Dataset records
·····
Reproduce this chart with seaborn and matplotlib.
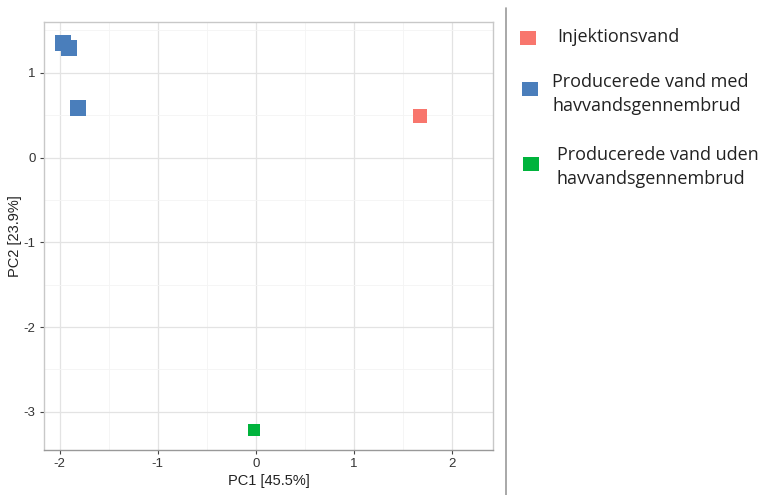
import pandas as pd
import matplotlib
matplotlib.use("Agg")
import matplotlib.pyplot as plt
from matplotlib.lines import Line2D
from matplotlib.patches import Rectangle
from matplotlib.ticker import MultipleLocator
import seaborn as sns

# PCA scores
groups = ["Injektionsvand",
          "Producerede vand med\nhavvandsgennembrud",
          "Producerede vand uden\nhavvandsgennembrud"]
pc1 = [1.68, -1.97, -1.91, -1.81, -0.02]
pc2 = [0.49, 1.35, 1.29, 0.59, -3.21]
group = [groups[0], groups[1], groups[1], groups[1], groups[2]]
colors = ["#F8766D", "#4A7EBB", "#00B33C"]
sizes = [115, 140, 85]

df = pd.DataFrame({"PC1": pc1, "PC2": pc2, "group": group})

sns.set_theme(style="whitegrid")
plt.rcParams["font.family"] = ["Liberation Sans", "DejaVu Sans"]
plt.rcParams["axes.unicode_minus"] = False

W, H = 766, 495
fig = plt.figure(figsize=(W / 100, H / 100), dpi=100)
ax = fig.add_axes([44 / W, 1 - 450 / H, 449 / W, 428 / H])

for g, c, s in zip(groups, colors, sizes):
    sns.scatterplot(data=df[df["group"] == g], x="PC1", y="PC2", color=c,
                    marker="s", s=s, linewidth=0, ax=ax, zorder=3)

ax.set_xlim(-2.16, 2.42)
ax.set_ylim(-3.45, 1.6)
ax.xaxis.set_major_locator(MultipleLocator(1))
ax.yaxis.set_major_locator(MultipleLocator(1))
ax.xaxis.set_minor_locator(MultipleLocator(0.5))
ax.yaxis.set_minor_locator(MultipleLocator(0.5))
ax.grid(which="major", color="#e3e3e3", linewidth=0.9)
ax.grid(which="minor", color="#f4f4f4", linewidth=0.6)
for sp in ax.spines.values():
    sp.set_color("#c8c8c8")
    sp.set_linewidth(1.0)
ax.spines["bottom"].set_color("#999999")
ax.tick_params(axis="both", which="major", length=3, width=0.8, color="#444444",
               labelsize=9.5, labelcolor="#333333", pad=3, bottom=True, left=True)
ax.tick_params(which="minor", length=0)
ax.set_xlabel("PC1 [45.5%]", fontsize=10.5, color="#222222")
ax.set_ylabel("PC2 [23.9%]", fontsize=10.5, color="#222222")
ax.xaxis.set_label_coords(0.5, -(474 - 450) / 428)
ax.yaxis.set_label_coords((22 - 44) / 449, 0.5)

# divider line between plot and legend
fig.add_artist(Line2D([506 / W, 506 / W], [0.0, 1 - 8 / H], transform=fig.transFigure,
                      color="#999999", linewidth=1.2))

# legend on the right, drawn by hand to follow the reference layout
leg_sq = [(528, 38), (530, 89), (531, 164)]
leg_txt = [(557, 37), (552, 94), (557, 167)]
for (sx, sy), (tx, ty), c, lab in zip(leg_sq, leg_txt, colors, groups):
    fig.add_artist(Rectangle(((sx - 8) / W, 1 - (sy + 7) / H), 16 / W, 14 / H,
                             transform=fig.transFigure, facecolor=c, edgecolor="none"))
    fig.text(tx / W, 1 - ty / H, lab, ha="left", va="center", fontsize=13,
             linespacing=1.45, color="#222222",
             family=["Open Sans", "DejaVu Sans"])

fig.savefig("out.png", dpi=100)
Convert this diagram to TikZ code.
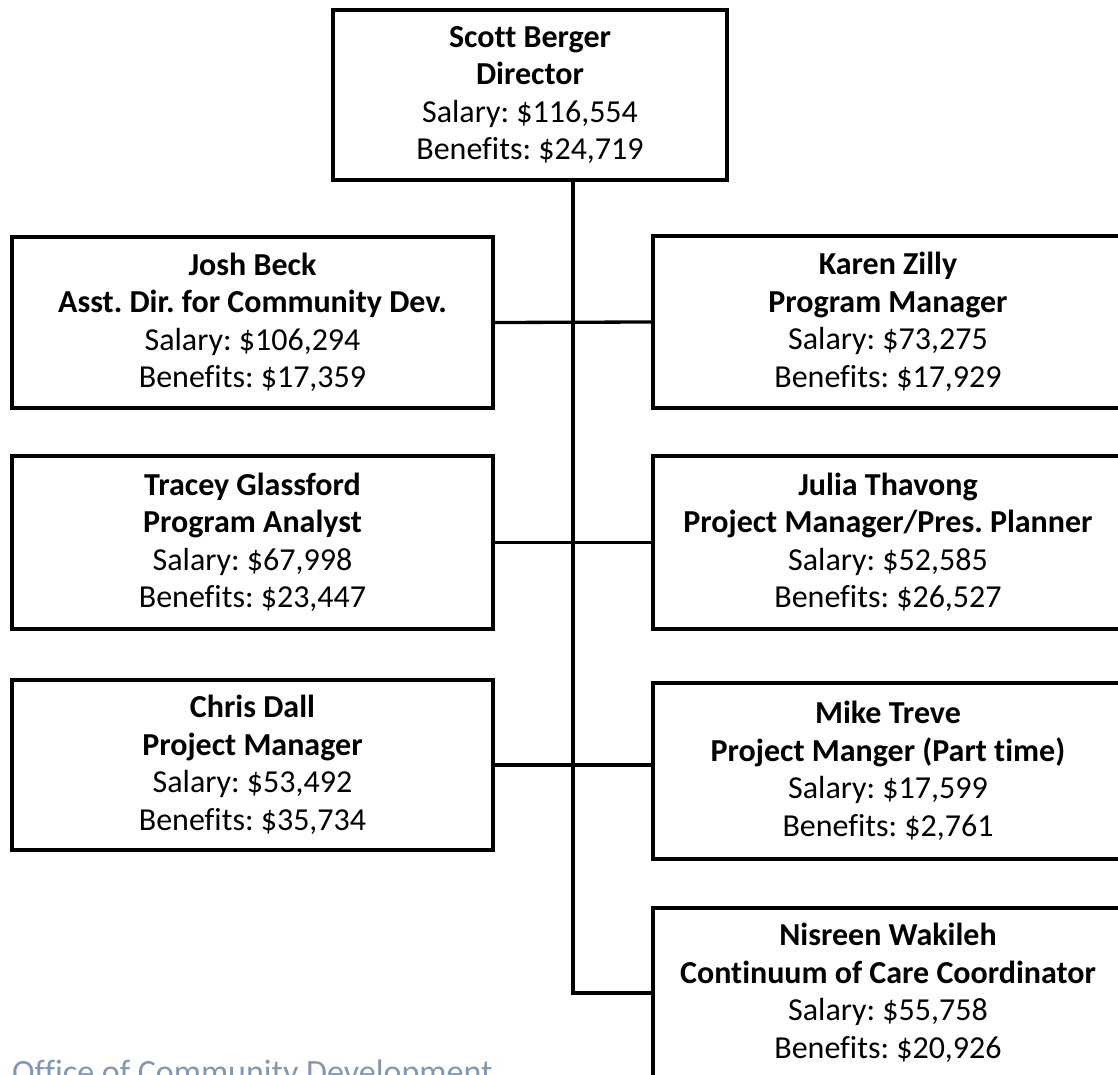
\documentclass[tikz,border=0pt]{standalone}
\usepackage{fontspec}
\setmainfont{Carlito}[Ligatures={NoCommon}]
\frenchspacing
\definecolor{footblue}{RGB}{132,151,176}
\tikzset{
  person/.style={draw=black, line width=3.5pt, fill=white, rectangle, inner sep=0pt,
    align=center, font=\fontsize{32}{37.5}\selectfont},
  link/.style={draw=black, line width=3.3pt},
}
\begin{document}
\begin{tikzpicture}[x=1pt,y=-1pt]
\useasboundingbox (0,0) rectangle (1118,1075);
\clip (0,0) rectangle (1118,1075);
\coordinate (tt) at (573,180);
% nodes
\node[person, minimum width=394pt, minimum height=170pt] (top) at (530,95)
  {\textbf{Scott Berger}\\\textbf{Director}\\Salary: \$116,554\\Benefits: \$24,719};
\node[person, minimum width=481pt, minimum height=171pt] (josh) at (252.5,322.5)
  {\textbf{Josh Beck}\\\textbf{Asst. Dir. for Community Dev.}\\Salary: \$106,294\\Benefits: \$17,359};
\node[person, minimum width=470pt, minimum height=172pt] (karen) at (888,322)
  {\textbf{Karen Zilly}\\\textbf{Program Manager}\\Salary: \$73,275\\Benefits: \$17,929};
\node[person, minimum width=481pt, minimum height=173pt] (tracey) at (252.5,542.5)
  {\textbf{Tracey Glassford}\\\textbf{Program Analyst}\\Salary: \$67,998\\Benefits: \$23,447};
\node[person, minimum width=470pt, minimum height=173pt] (julia) at (888,542.5)
  {\textbf{Julia Thavong}\\\textbf{Project Manager/Pres. Planner}\\Salary: \$52,585\\Benefits: \$26,527};
\node[person, minimum width=481pt, minimum height=170pt] (chris) at (252.5,765)
  {\textbf{Chris Dall}\\\textbf{Project Manager}\\Salary: \$53,492\\Benefits: \$35,734};
\node[person, minimum width=470pt, minimum height=176pt] (mike) at (888,771)
  {\textbf{Mike Treve}\\\textbf{Project Manger (Part time)}\\Salary: \$17,599\\Benefits: \$2,761};
\node[person, minimum width=470pt, minimum height=170pt] (nis) at (888,993)
  {\textbf{Nisreen Wakileh}\\\textbf{Continuum of Care Coordinator}\\Salary: \$55,758\\Benefits: \$20,926};
% connectors
\draw[link] (top.south -| tt) -- (tt |- nis.west) -- (nis.west);
\draw[link] (josh.east) -- (karen.west);
\draw[link] (tracey.east) -- (julia.west);
\draw[link] (chris.east) -- (chris.east -| mike.west);
% footer
\node[anchor=base west, inner sep=0pt, text=footblue, font=\fontsize{34}{40}\selectfont] (foot) at (12,1083)
  {Office of Community Development};
\end{tikzpicture}
\end{document}
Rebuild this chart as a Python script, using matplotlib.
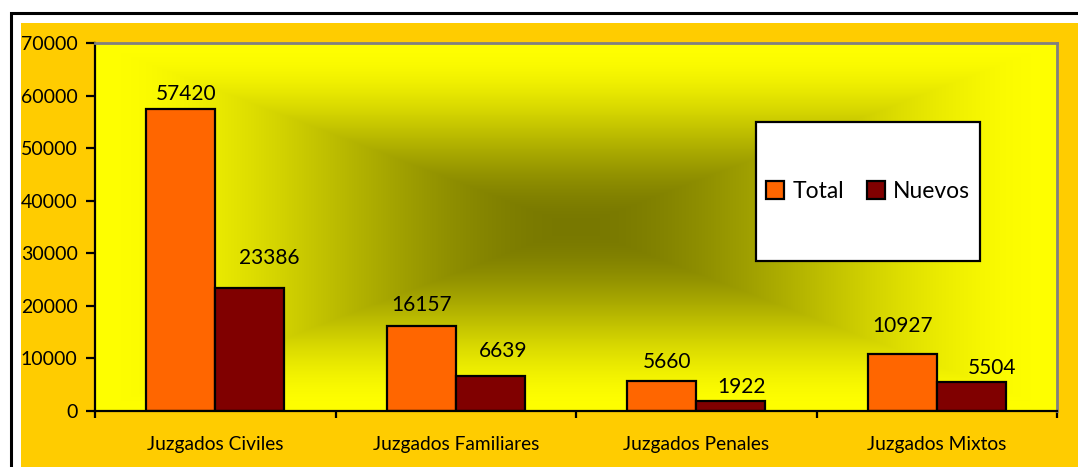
import numpy as np
import matplotlib
matplotlib.use("Agg")
import matplotlib.pyplot as plt
from matplotlib.patches import Rectangle, Patch

plt.rcParams['font.family'] = ['Lato', 'DejaVu Sans']

# Data
categories = ['Juzgados Civiles', 'Juzgados Familiares', 'Juzgados Penales', 'Juzgados Mixtos']
total = [57420, 16157, 5660, 10927]
nuevos = [23386, 6639, 1922, 5504]
series_names = ['Total', 'Nuevos']

# label offsets (points) from the top-centre of each bar, as placed in the original
total_label_dx = [4, 0, 4, 0]
total_label_dy = [11, 15, 14, 20]
nuevos_label_dx = [14, 9, 8, 15]
nuevos_label_dy = [22, 18, 10, 10]

W, H = 1078, 467
fig = plt.figure(figsize=(W / 100, H / 100), dpi=100)
fig.patch.set_facecolor('white')

# outer frame and orange chart area
fig.patches.append(Rectangle((10.5 / W, -0.1), 1.2, 1 - 12.5 / H + 0.1, transform=fig.transFigure,
                             facecolor='white', edgecolor='black', linewidth=2.2, zorder=0))
fig.patches.append(Rectangle((21 / W, -0.1), 1.2, 1 - 23 / H + 0.1, transform=fig.transFigure,
                             facecolor='#FFCC00', edgecolor='none', zorder=0.5))

ax = fig.add_axes([95 / W, (H - 411) / H, 962 / W, 368 / H])
ax.set_zorder(2)
ax.set_facecolor('#FFFF00')

# rectangular "from centre" gradient background
n = 400
u = np.linspace(-1, 1, n)
U, V = np.meshgrid(u, u)
t = np.clip(np.maximum(np.abs(U), np.abs(V)), 0, 1)
t = 3 * t ** 2 - 2 * t ** 3
dark = np.array([120, 120, 0]) / 255
light = np.array([255, 255, 0]) / 255
img = dark[None, None, :] * (1 - t[..., None]) + light[None, None, :] * t[..., None]
ax.imshow(img, extent=[0, 1, 0, 1], transform=ax.transAxes, aspect='auto', zorder=0)

x = np.arange(len(categories))
w = 0.287
b1 = ax.bar(x - w / 2, total, w, color='#FF6600', edgecolor='black', linewidth=1.6, zorder=2)
b2 = ax.bar(x + w / 2, nuevos, w, color='#800000', edgecolor='black', linewidth=1.6, zorder=2)

for i in range(len(categories)):
    ax.annotate(str(total[i]), (x[i] - w / 2, total[i]), xytext=(total_label_dx[i], total_label_dy[i]),
                textcoords='offset points', ha='center', va='center', fontsize=15, zorder=3)
    ax.annotate(str(nuevos[i]), (x[i] + w / 2, nuevos[i]), xytext=(nuevos_label_dx[i], nuevos_label_dy[i]),
                textcoords='offset points', ha='center', va='center', fontsize=15, zorder=3)

ax.set_xlim(-0.5, len(categories) - 0.5)
ax.set_ylim(0, 70000)
ax.set_yticks(np.arange(0, 70001, 10000))
ax.tick_params(axis='y', length=6.5, width=1.6, pad=6, labelsize=14, direction='out')

ax.set_xticks(np.arange(-0.5, len(categories), 1.0))
ax.set_xticklabels([])
ax.tick_params(axis='x', which='major', length=5, width=1.6, direction='out')
ax.set_xticks(x, minor=True)
ax.set_xticklabels(categories, minor=True, fontsize=13.8)
ax.tick_params(axis='x', which='minor', length=0, pad=18)

for s in ['left', 'bottom']:
    ax.spines[s].set_color('black')
    ax.spines[s].set_linewidth(1.6)
for s in ['top', 'right']:
    ax.spines[s].set_color('#808080')
    ax.spines[s].set_linewidth(2)
for s in ax.spines.values():
    s.set_zorder(4)

# legend box
lx0, lx1, ly0, ly1 = 756, 980, 122, 261
fig.patches.append(Rectangle((lx0 / W, (H - ly1) / H), (lx1 - lx0) / W, (ly1 - ly0) / H,
                             transform=fig.transFigure, facecolor='white', edgecolor='black',
                             linewidth=1.6, zorder=5))
handles = [Patch(facecolor='#FF6600', edgecolor='black', linewidth=1.6),
           Patch(facecolor='#800000', edgecolor='black', linewidth=1.6)]
leg = fig.legend(handles, series_names, loc='center', ncol=2, frameon=False, fontsize=16.5,
                 bbox_to_anchor=((lx0 + lx1) / 2 / W, (H - (ly0 + ly1) / 2) / H),
                 bbox_transform=fig.transFigure, handlelength=0.8, handleheight=0.8,
                 handletextpad=0.35, columnspacing=1.0)
leg.set_zorder(6)

fig.savefig('out.png', dpi=100)
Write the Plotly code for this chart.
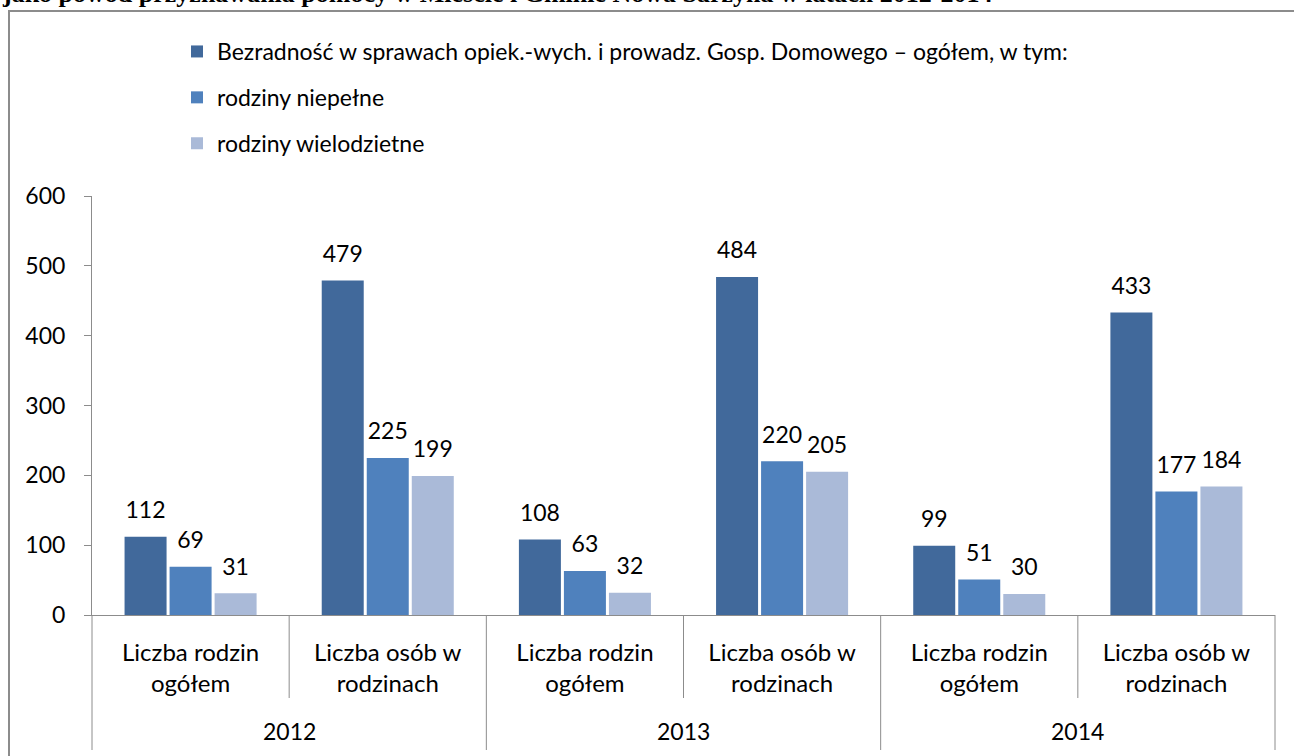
import plotly.graph_objects as go

# ---- data ----
years = ["2012", "2013", "2014"]
categories = ["Liczba rodzin<br>ogółem", "Liczba osób w<br>rodzinach"]
series_names = [
    "Bezradność w sprawach opiek.-wych. i prowadz. Gosp. Domowego – ogółem, w tym:",
    "rodziny niepełne",
    "rodziny wielodzietne",
]
bezradnosc = [112, 479, 108, 484, 99, 433]
niepelne = [69, 225, 63, 220, 51, 177]
wielodzietne = [31, 199, 32, 205, 30, 184]
y_ticks = [0, 100, 200, 300, 400, 500, 600]
title_text = "jako powód przyznawania pomocy w Mieście i Gminie Nowa Sarzyna w latach 2012-2014"

colors = ["#41699B", "#4F81BD", "#AABAD8"]
FONT = "Lato"
FS = 23

tick_labels = [c for _ in years for c in categories]
xs = list(range(len(tick_labels)))
series = [bezradnosc, niepelne, wielodzietne]

W, H = 1294, 756
L, R, T, B = 92, 19, 196, 141
PH = H - T - B
PW = W - L - R


def py(px):  # pixel y -> paper y
    return (H - B - px) / PH


def pxx(px):  # pixel x -> paper x
    return (px - L) / PW


fig = go.Figure()
for i, (name, vals) in enumerate(zip(series_names, series)):
    fig.add_trace(go.Bar(
        x=xs, y=vals, name=name, marker=dict(color=colors[i], line=dict(width=0)),
        offsetgroup=f"g{i}", legendgroup=f"g{i}", hoverinfo="skip",
    ))
for i, vals in enumerate(series):
    fig.add_trace(go.Scatter(
        x=xs, y=vals, mode="markers+text", text=[str(v) for v in vals],
        textposition="top center", textfont=dict(family=FONT, size=FS, color="black"),
        marker=dict(size=19, color="rgba(0,0,0,0)"), offsetgroup=f"g{i}",
        legendgroup=f"g{i}", showlegend=False, hoverinfo="skip", cliponaxis=False,
    ))

shapes = []
# border box of the chart
shapes.append(dict(type="rect", xref="paper", yref="paper",
                   x0=pxx(9), x1=pxx(1340), y0=py(800), y1=py(11),
                   line=dict(color="#8C8C8C", width=2), layer="below"))
# category separators
n = len(tick_labels)
for k in range(n + 1):
    outer = (k % len(categories) == 0)
    shapes.append(dict(type="line", xref="x domain", yref="paper",
                       x0=k / n, x1=k / n, y0=0, y1=py(750 if outer else 698),
                       line=dict(color="#8C8C8C", width=1)))

annotations = []
for j, yr in enumerate(years):
    annotations.append(dict(x=j * len(categories) + (len(categories) - 1) / 2, xref="x",
                            y=py(731), yref="paper", text=yr, showarrow=False,
                            font=dict(family=FONT, size=FS, color="black"),
                            xanchor="center", yanchor="middle"))
annotations.append(dict(x=pxx(0), xref="paper", y=py(-7), yref="paper", text="<b>" + title_text + "</b>",
                        showarrow=False, xanchor="left", yanchor="middle",
                        font=dict(family="Liberation Serif", size=26, color="black")))

fig.update_layout(
    width=W, height=H,
    margin=dict(l=L, r=R, t=T, b=B, autoexpand=False),
    paper_bgcolor="white", plot_bgcolor="white",
    barmode="group", bargap=0.315, bargroupgap=0.067,
    scattermode="group",
    font=dict(family=FONT, size=FS, color="black"),
    showlegend=True,
    legend=dict(x=pxx(177), y=py(30), xanchor="left", yanchor="top",
                font=dict(family=FONT, size=FS, color="black"),
                tracegroupgap=13, bgcolor="rgba(0,0,0,0)", traceorder="grouped"),
    xaxis=dict(range=[-0.5, n - 0.5], tickmode="array", tickvals=xs, ticktext=tick_labels,
               ticks="", showline=True, linecolor="#8C8C8C", linewidth=1,
               showgrid=False, zeroline=False, ticklabelstandoff=16,
               tickfont=dict(family=FONT, size=24, color="black")),
    yaxis=dict(range=[0, 600], tickmode="array", tickvals=y_ticks,
               ticks="outside", ticklen=7, tickcolor="#8C8C8C", showline=True,
               linecolor="#8C8C8C", linewidth=1, showgrid=False, zeroline=False,
               ticklabelstandoff=14, tickfont=dict(family=FONT, size=FS, color="black")),
    shapes=shapes, annotations=annotations,
)

fig.write_html("out.html", config={"displayModeBar": False},
               post_script="document.body.style.margin='0';document.body.style.overflow='hidden';")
·····
- _Problem description_: From the first line above down to the line with "linewidth=0, ax=ax, zorder=3)", reproduce every line and no others, omitting pictures.

- _Full answer_:
Reproduce this chart with seaborn and matplotlib.
import pandas as pd
import matplotlib
matplotlib.use("Agg")
import matplotlib.pyplot as plt
from matplotlib.lines import Line2D
from matplotlib.patches import Rectangle
from matplotlib.ticker import MultipleLocator
import seaborn as sns

# PCA scores
groups = ["Injektionsvand",
          "Producerede vand med\nhavvandsgennembrud",
          "Producerede vand uden\nhavvandsgennembrud"]
pc1 = [1.68, -1.97, -1.91, -1.81, -0.02]
pc2 = [0.49, 1.35, 1.29, 0.59, -3.21]
group = [groups[0], groups[1], groups[1], groups[1], groups[2]]
colors = ["#F8766D", "#4A7EBB", "#00B33C"]
sizes = [115, 140, 85]

df = pd.DataFrame({"PC1": pc1, "PC2": pc2, "group": group})

sns.set_theme(style="whitegrid")
plt.rcParams["font.family"] = ["Liberation Sans", "DejaVu Sans"]
plt.rcParams["axes.unicode_minus"] = False

W, H = 766, 495
fig = plt.figure(figsize=(W / 100, H / 100), dpi=100)
ax = fig.add_axes([44 / W, 1 - 450 / H, 449 / W, 428 / H])

for g, c, s in zip(groups, colors, sizes):
    sns.scatterplot(data=df[df["group"] == g], x="PC1", y="PC2", color=c,
                    marker="s", s=s, linewidth=0, ax=ax, zorder=3)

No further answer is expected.